Shipbrokers could have faced a moment of terror in these times of the coronavirus ­pandemic, falling trade volumes and a slump in new ship orders. Disrupted supply chains, the meltdown in the oil markets and strained capital markets during the past five months ­created a trading environment even more tumultuous than the global financial crisis more than a decade ago.

But market dislocation has a special place in the heart of those in the shipping business. When markets panic, there is always a lucrative trade to be made. This week, Clarksons proved just that.

Despite the upheaval, the world’s largest shipbroking and consultancy group reported a rise in profits for the first half of the year, with its core broking operation performing particularly strongly.

That gave it the confidence not only to pay out a maintained interim dividend of 25 pence ($0.33) per share.

The results were robust enough for its board to justify paying the 53-pence final dividend that had been deferred in March as concern spread about the impact of the pandemic.

Shares trade up

Unsurprisingly, shareholders loved the news. Clarksons’ shares were trading up 250 pence or 12% at 2,350 pence in London at midday on Monday.

Clarksons is understandably keen to boast that it has now delivered 17 years of consecutive dividend growth. That is impressive for any business, but in shipping it surely must rank as good as any publicly quoted company associated with this industry.

That record hasn’t been achieved without a few arguments along the way.

Repeated shareholder revolts — particularly over the terms of pay for chief executive Andi Case and finance boss Jeff Woyda — have needed two formal boardroom reviews of the company’s remuneration policy.

Chairman Bill Thomas, who received a knighthood at the beginning of the year, has admitted the ­contracts do not “conform to current market norms” and will change as and when new executive leaders are appointed.

Even after this week’s rise, Clarksons’ share price is 25% below its 3,135-pence high for the last year, although 21% above its low of 1,936 pence.

Sustainable growth

Nevertheless, Case and Woyda can claim credit for leading the sustainable and profitable expansion of the group over the past decade-and-a-half from being merely one of the biggest shipbrokers to becoming the dominant force in the market.

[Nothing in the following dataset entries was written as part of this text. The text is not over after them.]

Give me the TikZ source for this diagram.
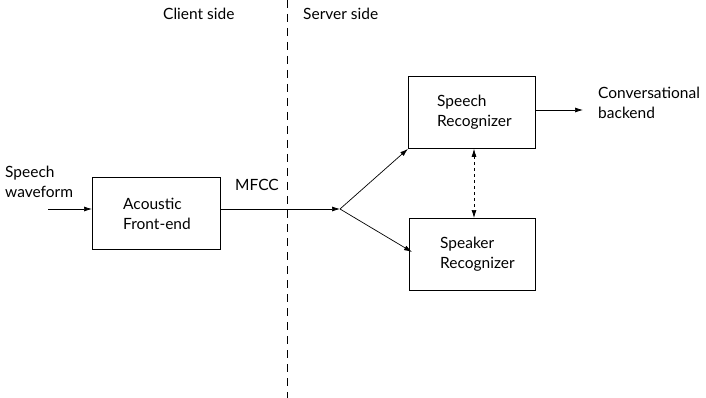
\documentclass[tikz,border=0pt]{standalone}
\usepackage{fontspec}
\setmainfont{Lato}
\usetikzlibrary{arrows.meta}
\begin{document}
\begin{tikzpicture}[x=1pt,y=-1pt,
  boxs/.style={draw,line width=0.8pt,minimum height=72pt,inner sep=0pt,anchor=north west},
  lbl/.style={font=\fontsize{15.5}{20}\selectfont,align=left,inner sep=0pt,anchor=west},
  tip/.tip={Latex[length=8pt,width=5pt]},
  arr/.style={-tip,line width=0.7pt}]
\useasboundingbox (0,0) rectangle (706,398);
\node[boxs,minimum width=128pt] (afe) at (92,177) {};
\node[lbl] (afet) at (123,214) {Acoustic\\Front-end};
\node[boxs,minimum width=127pt] (sr) at (408,76) {};
\node[lbl] (srt) at (437,112) {Speech\\Recognizer};
\node[boxs,minimum width=126pt] (spk) at (409,218) {};
\node[lbl] (spkt) at (440,254) {Speaker\\Recognizer};
\coordinate (in) at (48,209);
\coordinate (split) at (340,209);
\coordinate (out) at (583,110);
\coordinate (spkin) at (412,252);
\node[lbl] (sw) at (5,182) {Speech\\waveform};
\node[lbl] (cb) at (598,103) {Conversational\\backend};
\node[lbl] (mfcc) at (235,185) {MFCC};
\node[lbl] (cs) at (163,14) {Client side};
\node[lbl] (ss) at (303,14) {Server side};
\coordinate (dtop) at (287,0);
\coordinate (dbot) at (287,398);
\draw[line width=0.8pt,dash pattern=on 8pt off 6pt] (dtop) -- (dbot);
\draw[arr] (in) -- (afe.west |- in);
\draw[arr] (afe.east |- split) -- (split);
\draw[arr] (split) -- (sr.south west);
\draw[arr] (split) -- (spkin);
\draw[arr] (sr.east |- out) -- (out);
\draw[tip-tip,dashed,line width=0.7pt] (sr.south -| 474,0) -- (spk.north -| 474,0);
\end{tikzpicture}
\end{document}
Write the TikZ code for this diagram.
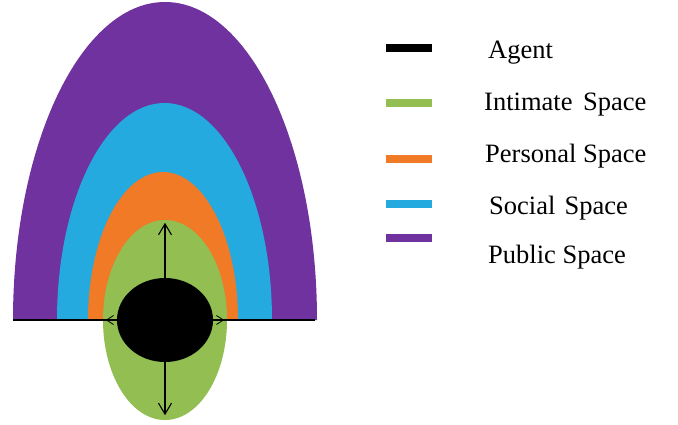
\documentclass[tikz,border=0pt]{standalone}
\usepackage{fontspec}
\setmainfont{Liberation Serif}
\usetikzlibrary{arrows.meta,shapes.geometric}
\definecolor{agentc}{RGB}{0,0,0}
\definecolor{intimatec}{RGB}{146,190,82}
\definecolor{personalc}{RGB}{240,122,38}
\definecolor{socialc}{RGB}{36,170,222}
\definecolor{publicc}{RGB}{112,50,158}
\begin{document}
\begin{tikzpicture}[x=1pt,y=1pt,
  swatch/.style={line width=8pt},
  label/.style={anchor=base west,inner sep=0pt,font=\fontsize{26.5}{30}\selectfont},
  axis/.style={line width=1.6pt},
  reach/.style={line width=1.1pt,-{Straight Barb[length=11pt,width=13pt,line width=1.1pt]}},
  side/.style={line width=0.8pt,-{Straight Barb[length=7pt,width=9pt,line width=0.8pt]}}]
\useasboundingbox (0,0) rectangle (678,-424);
\fill[white] (0,0) rectangle (678,-424);

% nested half-ellipses of the outer spaces
\fill[publicc] (13,-320) arc[start angle=180,end angle=0,x radius=152,y radius=318] -- cycle;
\fill[socialc] (57,-320) arc[start angle=180,end angle=0,x radius=107.5,y radius=217] -- cycle;
\fill[personalc] (88,-320) arc[start angle=180,end angle=0,x radius=75,y radius=148] -- cycle;

% intimate space and the agent
\node[ellipse,fill=intimatec,minimum width=124pt,minimum height=200pt,inner sep=0pt] (intimate) at (165,-320) {};
\coordinate (gl) at (13,-320);
\coordinate (gr) at (315,-320);
\draw[axis] (gl) -- (gr);
\node[ellipse,fill=agentc,minimum width=96pt,minimum height=84pt,inner sep=0pt] (agent) at (165,-320) {};

% reach of the intimate space
\draw[reach] (agent.north) -- ([yshift=-3pt]intimate.north);
\draw[reach] (agent.south) -- ([yshift=5pt]intimate.south);
\draw[side] (agent.west) -- ([xshift=3pt]intimate.west);
\draw[side] (agent.east) -- ([xshift=-3pt]intimate.east);

% legend
\coordinate (s1a) at (386,-48);  \coordinate (s1b) at (432,-48);
\coordinate (s2a) at (386,-103); \coordinate (s2b) at (432,-103);
\coordinate (s3a) at (386,-159); \coordinate (s3b) at (432,-159);
\coordinate (s4a) at (386,-204); \coordinate (s4b) at (432,-204);
\coordinate (s5a) at (386,-238); \coordinate (s5b) at (432,-238);
\draw[swatch,agentc] (s1a) -- (s1b);
\draw[swatch,intimatec] (s2a) -- (s2b);
\draw[swatch,personalc] (s3a) -- (s3b);
\draw[swatch,socialc] (s4a) -- (s4b);
\draw[swatch,publicc] (s5a) -- (s5b);
\node[label] (l1) at (488,-58) {Agent};
\node[label] (l2) at (484,-110) {Intimate\hspace{0.4em}Space};
\node[label] (l3) at (485,-162) {Personal Space};
\node[label] (l4) at (489,-214) {Social\hspace{0.35em}Space};
\node[label] (l5) at (488,-263) {Public Space};
\end{tikzpicture}
\end{document}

Recent expansion, including the modest acquisition of Spanish products broker Martankers, has lifted its staff numbers to more than 1,600 in 53 offices. It claims to be either the number one or two in all the markets it works in.

Clarksons’ success has been about a focus on building core market strength while not being afraid to cut those businesses that either fail to deliver or face ­sectoral decline.

Its shipbroking division lifted profit 35% in the first half on the back of the strength of the tanker and gas markets, while its research division increased profit by more than 10%.

New technology

Money is continuing to be invested in its Sea/ online trading and information platform, with a capital ­markets day that was delayed due to coronavirus set to showcase the technology.

Although the newbuilding market remains depres­sed, Clarksons has been successful in broking deals for new ships that will use alternative fuels. Although only 3% of the current fleet does not use oil for propulsion, such ships account for 23% of the orderbook.

Case said Clarksons was proud to have played a ­significant role in a number of these initiatives. TradeWinds has previously cited Clarksons’ reported involvement in Project Ambition to build a series of dual-fuelled capesizes.

However, Clarksons’ finance division made a loss in the first half due to the dearth of money market activity, and it is cutting costs following a review conducted at the end of 2019. Likewise, its port services division faces cost cuts to redress a fall in profits.

The net result of this disciplined approach saw the group’s free cash rise to £88.8m at the mid-year from £68.7m six months earlier. If it wanted to take out a rival, it has more than enough firepower, although a share deal would probably be preferred by shareholders.

Thomas, who was appointed chairman in February 2019, concedes that the second half of 2020 will be ­difficult as the full impact of the Covid-19 crisis is felt. But shareholders can be confident that the group’s strength in depth will limit the impact.